Thursday, June 16, 2016

Scotch College, Melbourne

Scotch College is an independent Presbyterian day and boarding school for boys, located in Hawthorn, an inner-eastern suburb of Melbourne, Victoria, Australia.

Studies have found that Scotch had more alumni mentioned in Who's Who in Australia (a listing of notable Australians) than any other school. It is one of the wealthiest schools in Australia.

In 2010 The Age reported that Scotch College "has educated more of Australia's most honoured and influential citizens than any other school in the nation", based on research that revealed its alumni had received more top Order of Australia honours than any other school.

The College was established in 1851 as "The Melbourne Academy", in a house in Spring Street, Melbourne, by Reverend James Forbes of the Free Presbyterian Church of Victoria. It is the oldest extant secondary school in Victoria and celebrated its sesquicentenary in 2001.

Scotch is a founding member of the Associated Public Schools of Victoria (APS), and is affiliated with the International Coalition of Boys' Schools,the Junior School Heads Association of Australia (JSHAA),the Australian Boarding Schools' Association (ABSA), the Association of Independent Schools of Victoria (AISV), and the Headmasters' and Headmistresses' Conference. The School is also a member of the G20 Schools Group and the Global Alliance of Leading-Edge Schools.
History
Scotch College is the oldest surviving secondary school in Victoria. Its foundation was due to the initiative of The Rev. James Forbes, of the Free Presbyterian Church, who arrived in 1838 as the first settled Christian minister in what became the colony of Victoria in 1851. It is 'the outcome of the old Scottish ideal of education', in which church and school were inextricably connected. The School opened on 6 October 1851, under the name of the Melbourne Academy in a small house in Spring Street, with Robert Lawson, a Scot from Edinburgh University, as the first principal. The house was soon outgrown, as was a larger one on the north-west corner of Spring and Little Collins Streets (later the Ulster Family Hotel) and the Church applied to the government for a grant of land. Two acres were reserved for the school on Eastern Hill and substantial new buildings were erected there in 1853. The cost was met partly by a government grant and partly from funds raised by the friends of the school.

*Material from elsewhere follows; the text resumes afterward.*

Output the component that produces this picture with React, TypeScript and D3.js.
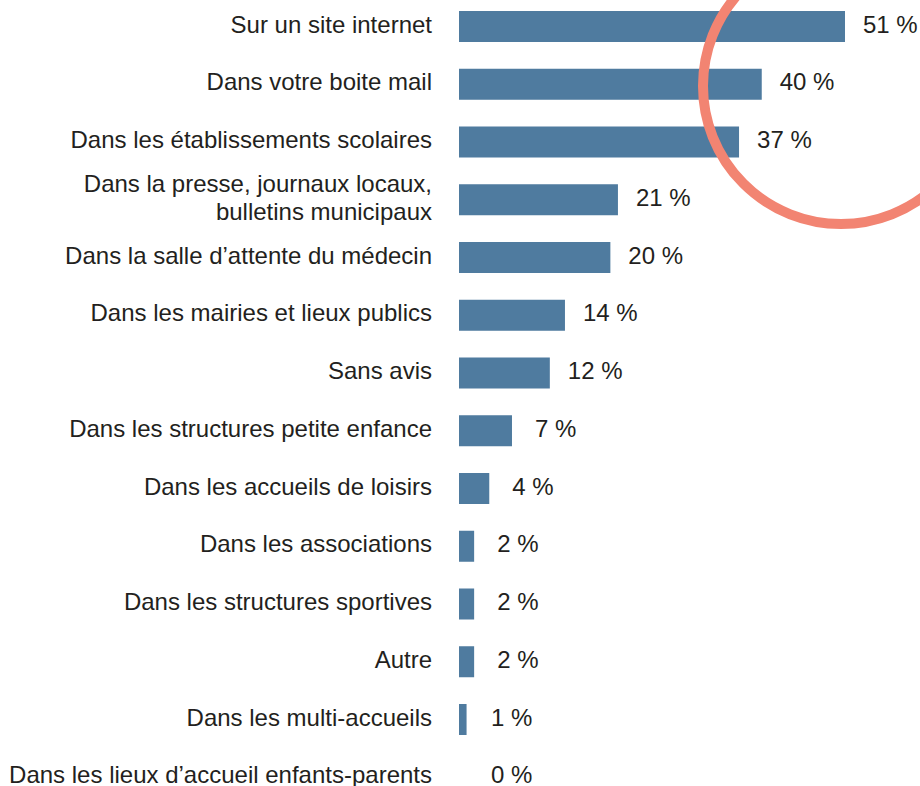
import React, { useRef, useEffect } from 'react';
import * as d3 from 'd3';

const categories: string[][] = [
  ['Sur un site internet'],
  ['Dans votre boite mail'],
  ['Dans les établissements scolaires'],
  ['Dans la presse, journaux locaux,', 'bulletins municipaux'],
  ['Dans la salle d’attente du médecin'],
  ['Dans les mairies et lieux publics'],
  ['Sans avis'],
  ['Dans les structures petite enfance'],
  ['Dans les accueils de loisirs'],
  ['Dans les associations'],
  ['Dans les structures sportives'],
  ['Autre'],
  ['Dans les multi-accueils'],
  ['Dans les lieux d’accueil enfants-parents'],
];

const values: number[] = [51, 40, 37, 21, 20, 14, 12, 7, 4, 2, 2, 2, 1, 0];

const width = 920;
const height = 786;

function App() {
  const ref = useRef<SVGSVGElement>(null);

  useEffect(() => {
    const svg = d3.select(ref.current);
    svg.selectAll('*').remove();

    const font = '"Liberation Sans", Arial, sans-serif';
    const idx = d3.range(categories.length);

    const x = d3.scaleLinear().domain([0, 51]).range([459, 845]);
    const y = d3.scalePoint<number>().domain(idx).range([26.5, 777.25]);
    const barH = 31;

    // bars
    svg.append('g')
      .selectAll('rect')
      .data(idx)
      .join('rect')
      .attr('x', x(0))
      .attr('y', i => y(i)! - barH / 2)
      .attr('width', i => x(values[i]) - x(0))
      .attr('height', barH)
      .attr('fill', '#4f7b9f');

    // category labels
    const lab = svg.append('g')
      .attr('font-family', font)
      .attr('font-size', 24)
      .attr('fill', '#231f20')
      .attr('text-anchor', 'end');

    idx.forEach(i => {
      const lines = categories[i];
      const t = lab.append('text')
        .attr('x', 432)
        .attr('y', y(i)! + 6 - (lines.length - 1) * 14);
      lines.forEach((l, k) => {
        t.append('tspan')
          .attr('x', 432)
          .attr('dy', k === 0 ? 0 : 28)
          .text(l);
      });
    });

    // value labels
    svg.append('g')
      .attr('font-family', font)
      .attr('font-size', 24)
      .attr('fill', '#231f20')
      .selectAll('text')
      .data(idx)
      .join('text')
      .attr('x', i => Math.max(x(values[i]) + (values[i] < 10 ? 23 : 18), x(0) + 32))
      .attr('y', i => y(i)! + 6)
      .text(i => `${values[i]} %`);

    // highlight ring
    svg.append('circle')
      .attr('cx', 841)
      .attr('cy', 86)
      .attr('r', 138)
      .attr('fill', 'none')
      .attr('stroke', '#f28472')
      .attr('stroke-width', 10);
  }, []);

  return (
    <svg
      ref={ref}
      width={width}
      height={height}
      style={{ position: 'absolute', left: 0, top: 0, display: 'block', background: '#fff' }}
    />
  );
}

export default App;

Lawson resigned in 1856. Under his successor, Alexander Morrison, the school grew and prospered; it came under the oversight of the newly formed Presbyterian Church of Victoria in 1859. Morrison had been Rector of Hamilton Academy and remained at Scotch for forty six years. William Still Littlejohn, who took over the school in 1904, served for twenty nine years and his successor, Colin Macdonald Gilray, for nineteen. So, when the school became the first in Victoria to celebrate its centenary, Gilray was only the fourth principal.

Gilray was succeeded in 1953 by R Selby Smith, an Old Rugbeian who had served in the Royal Navy during the war and was at the time of his appointment Deputy Director of Education for Warwickshire. Smith resigned in 1964 to become the Foundation Dean of Education at Monash University.

C O Healey who had been Headmaster of Sydney Grammar School since 1951 succeeded Smith. Healey retired in January 1975.

In the following May, P A V Roff, formerly Headmaster of Scotch College, Adelaide, was installed as the seventh principal of the college. Roff 's tenure, though a brief seven years, was characterised by an expanding voice for staff in the day-to-day management of the school, the establishment of a Foundation Office at the School under the direction of a Development Officer and the widening of the House System to provide greater depth in pastoral care. His last few years saw the school in dispute over ownership and, for the principal and his school community, it was a time of stress. In 1980 the decision was made to incorporate the school and a new Council was appointed, with representatives from the Presbyterian Church, the Old Scotch Collegians' Association and the community at large.

F G Donaldson, a vice principal from Wallace High School (Northern Ireland), with a Doctorate of Philosophy in Atomic Physics from Queens University Belfast, succeeded Roff in 1983. Under his principalship there has been a significant building program which has created outstanding facilities for the education of boys, the development of ICT for administrative and educational purposes and enhanced pastoral care of students.

I Tom Batty, was appointed as the ninth principal of Scotch and installed into office on Monday 14 July 2008. Prior to his appointment he was Housemaster of Villiers House, Eton College in the UK. The early years of Batty’s tenure have seen the introduction of a new House-based pastoral care structure in the Upper School, which began at the start of the 2011 school year.